Criminal Girls

I thought I was playing a goofy, pervy dungeon crawler.  I wasn’t expecting a treatise on morality and societal expectations.

Let’s start over.

Criminal Girls is a game that probably would have slipped completely under the radar in Western markets, if it weren’t for a Kotaku article titled “In This Game, You Spank Girls”  (Which, if I’m honest, is a pretty good headline.)

It’s an old-school top-down JRPG, in which your character has taken a part-time job without looking in to the fine details and discovers that it’s quite a bit different than they believed.  Turns out, your new job takes place in Hell, and the goal of the job is to rehabilitate seven girls who were condemned to hell for Earthly sins but who are being given a second chance at life, if they can just make it through a series of dungeons and find redemption.

And, yes, there’s a fair bit of spanking, because that’s how you motivate your charges to learn new skills.

Oh, Japan.

The actual spanking mini-game is about as visually tame as you can imagine.  Little markers fly across the screen at an SD representation of the character and you must press the circle button at the right moment.  This isn’t an adult game, it’s just modestly pervy.

In between spankings, you traverse dungeon levels, fighting random encounters to level and finding chests full of money or consumable items.  Some of the harder-to-find chests unlock new moves for your team.  There’s no armor or weapon upgrades, so there’s not a lot of inventory management.  This is somewhat refreshing, actually, though people looking for a loot game ala Diablo will not be well served.

While wandering the halls of Hell, you are treated to a near-constant commentary from your charges, mostly complaining about how they can’t believe they’re STILL walking and isn’t it time for a break yet and when are we going to take a break and Oh My God MORE dungeon why are you making us doooooo this.

This does tend to relieve some of the guilt you may have otherwise felt when it’s spanking time again.

Combat is… also interesting.  It’s turn-based, and the start of every turn has the characters in your team telling you what they’re willing to do, from which you get to select one option.  The options – and thus, the fighting efficacy of your team – are affected by how motivated your team is, so you will have only very basic attacks at the start and then work up to screen-filling lightning storms as you progress through the game.  You can also swap characters in and out of the active team during fights, so you don’t get stuck in a situation of needing a particular skill from a particular character but having them warming the bench.

So, by now you may be wondering about the way I started this post, so let’s talk about that.

After going through several fairly traditional dungeon levels – you get your swamp dungeon, your fire dungeon, your ice dungeon – you find yourself in the modern world, where all of your team members need to confront the Dire Sins that led to their damnation.

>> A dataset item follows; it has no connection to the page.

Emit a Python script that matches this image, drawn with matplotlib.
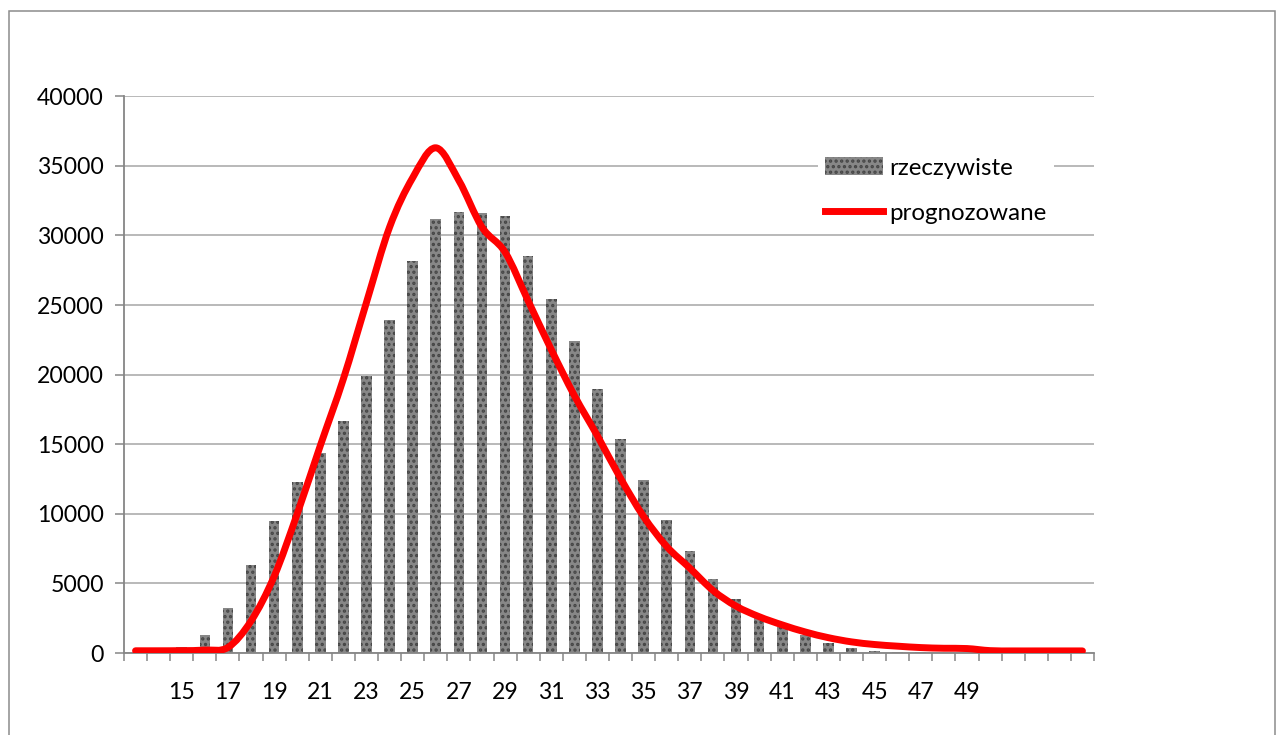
import numpy as np
import matplotlib
matplotlib.use('Agg')
import matplotlib.pyplot as plt
from matplotlib.path import Path
from matplotlib.patches import PathPatch, Rectangle
from matplotlib.lines import Line2D

# age categories (one bar per year), only every second label is printed
ages = list(range(13, 55))
tick_labels = ['15', '17', '19', '21', '23', '25', '27', '29', '31', '33',
               '35', '37', '39', '41', '43', '45', '47', '49']

actual = [0, 100, 400, 1300, 3200, 6300, 9450, 12300, 14350, 16650,
          19900, 23950, 28150, 31200, 31700, 31650, 31400, 28500, 25400, 22400,
          18950, 15350, 12400, 9550, 7300, 5350, 3850, 2750, 1900, 1300,
          700, 370, 170, 90, 40, 0, 0, 0, 0, 0,
          0, 0]

predicted = [160, 160, 170, 210, 400, 2300, 5500, 10000, 14900, 19700,
             25200, 30600, 34150, 36300, 33950, 30600, 28800, 25300, 21800, 18500,
             15600, 12550, 9800, 7650, 6100, 4500, 3370, 2610, 2020, 1510,
             1100, 800, 610, 490, 390, 340, 320, 170, 150, 150,
             150, 150]

W, H = 1276, 735
plt.rcParams['font.family'] = ['Lato', 'DejaVu Sans']
plt.rcParams['hatch.linewidth'] = 1.6
fs = 16.6
axis_grey = '#868686'
bar_face = '#878787'
bar_speck = '#454545'

fig = plt.figure(figsize=(W / 100, H / 100), dpi=100)
ax = fig.add_axes([124 / W, 1 - 653 / H, (1094 - 124) / W, (653 - 96.3) / H])

x = np.arange(len(ages))
ax.bar(x, actual, width=0.46, color=bar_face, edgecolor=bar_speck,
       linewidth=0, hatch='...', zorder=2)


def smooth_path(xs, ys):
    # excel-like smoothed line: catmull-rom segments drawn as cubic beziers
    pts = np.column_stack([xs, ys]).astype(float)
    verts = [pts[0]]
    codes = [Path.MOVETO]
    n = len(pts)
    for i in range(n - 1):
        p0 = pts[max(i - 1, 0)]
        p1 = pts[i]
        p2 = pts[i + 1]
        p3 = pts[min(i + 2, n - 1)]
        c1 = p1 + (p2 - p0) / 6
        c2 = p2 - (p3 - p1) / 6
        verts += [c1, c2, p2]
        codes += [Path.CURVE4] * 3
    return Path(verts, codes)


ax.add_patch(PathPatch(smooth_path(x, predicted), fill=False, edgecolor='#ff0000',
                       linewidth=5, capstyle='round', joinstyle='round', zorder=3))

ax.set_xlim(-0.5, len(ages) - 0.5)
ax.set_ylim(0, 40000)
ax.set_yticks(np.arange(0, 40001, 5000))
ax.yaxis.grid(True, color='#a6a6a6', linewidth=1.1, zorder=0)
ax.set_axisbelow(True)

label_pos = [ages.index(int(t)) for t in tick_labels]
ax.set_xticks(label_pos)
ax.set_xticklabels(tick_labels)
ax.set_xticks(np.arange(-0.5, len(ages)), minor=True)
ax.tick_params(axis='x', which='major', length=0, pad=21, labelsize=fs)
ax.tick_params(axis='x', which='minor', length=6, width=1.1, color=axis_grey, direction='out')
ax.tick_params(axis='y', length=6.5, width=1.1, color=axis_grey, pad=8, labelsize=fs)

for side in ['top', 'right']:
    ax.spines[side].set_visible(False)
for side in ['left', 'bottom']:
    ax.spines[side].set_color(axis_grey)
    ax.spines[side].set_linewidth(1.3)

handles = [Rectangle((0, 0), 1, 1, facecolor=bar_face, edgecolor=bar_speck,
                     linewidth=0, hatch='...'),
           Line2D([0], [0], color='#ff0000', linewidth=5)]
leg = ax.legend(handles, ['rzeczywiste', 'prognozowane'], loc='upper left',
                bbox_to_anchor=(818 / W, 1 - 150 / H), bbox_transform=fig.transFigure,
                frameon=True, facecolor='white', edgecolor='none', framealpha=1,
                fancybox=False, fontsize=17.4, borderpad=0.3, borderaxespad=0,
                handlelength=2.4, handleheight=0.75, handletextpad=0.25,
                labelspacing=1.0)
leg.set_zorder(5)

# outer chart border
fig.add_artist(Rectangle((8.5 / W, -0.05), (1274.5 - 8.5) / W, 1.05 - 11 / H,
                         transform=fig.transFigure, fill=False,
                         edgecolor='#8c8c8c', linewidth=1.1))

fig.savefig('out.png', dpi=100)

This is where things may just get a little personal for the player, because these hardened criminals really haven’t done anything wrong.  At worst, they’re guilty of the sort of slack that gets most of us through the day.  One of them is in Hell because she decided that she didn’t like to go to piano lessons any more, another is there because she got hooked on MMORPGs, failed in high school, and now she’s 20 years old and doesn’t know what she wants to do with her life.

This is, I think, the point where the developers decided to metaphorically stab the player with a metaphorical dagger, and every time you unlock a new story, the metaphorical dagger gets metaphorically twisted just a little more.  It’s a near certainty that one or more of these Horrible Moral Failings is going to apply to the person holding the PSP, and suddenly the whole dragging the characters through dungeons while happily spanking them so they’ll learn their new heal spell takes on a whole new turn.  Hope you never stayed up too late playing WoW!

Oh, and the final boss?  Well, without spoiling too much, you’re not going to feel good about fighting them, either.

Criminal Girls is a weird game, even for Japan.  It sells itself on being ridiculously naughty, isn’t actually all THAT naughty when you actually play it, and hits you with a massive dose of The Feels when you’re about three-quarters of the way in.  It got remade for the Vita, and rather surprisingly got a US release, albeit one rather heavily edited for content.  I haven’t played that version, so I can’t specifically recommend it, but barring a few years of language study it’s probably your best option.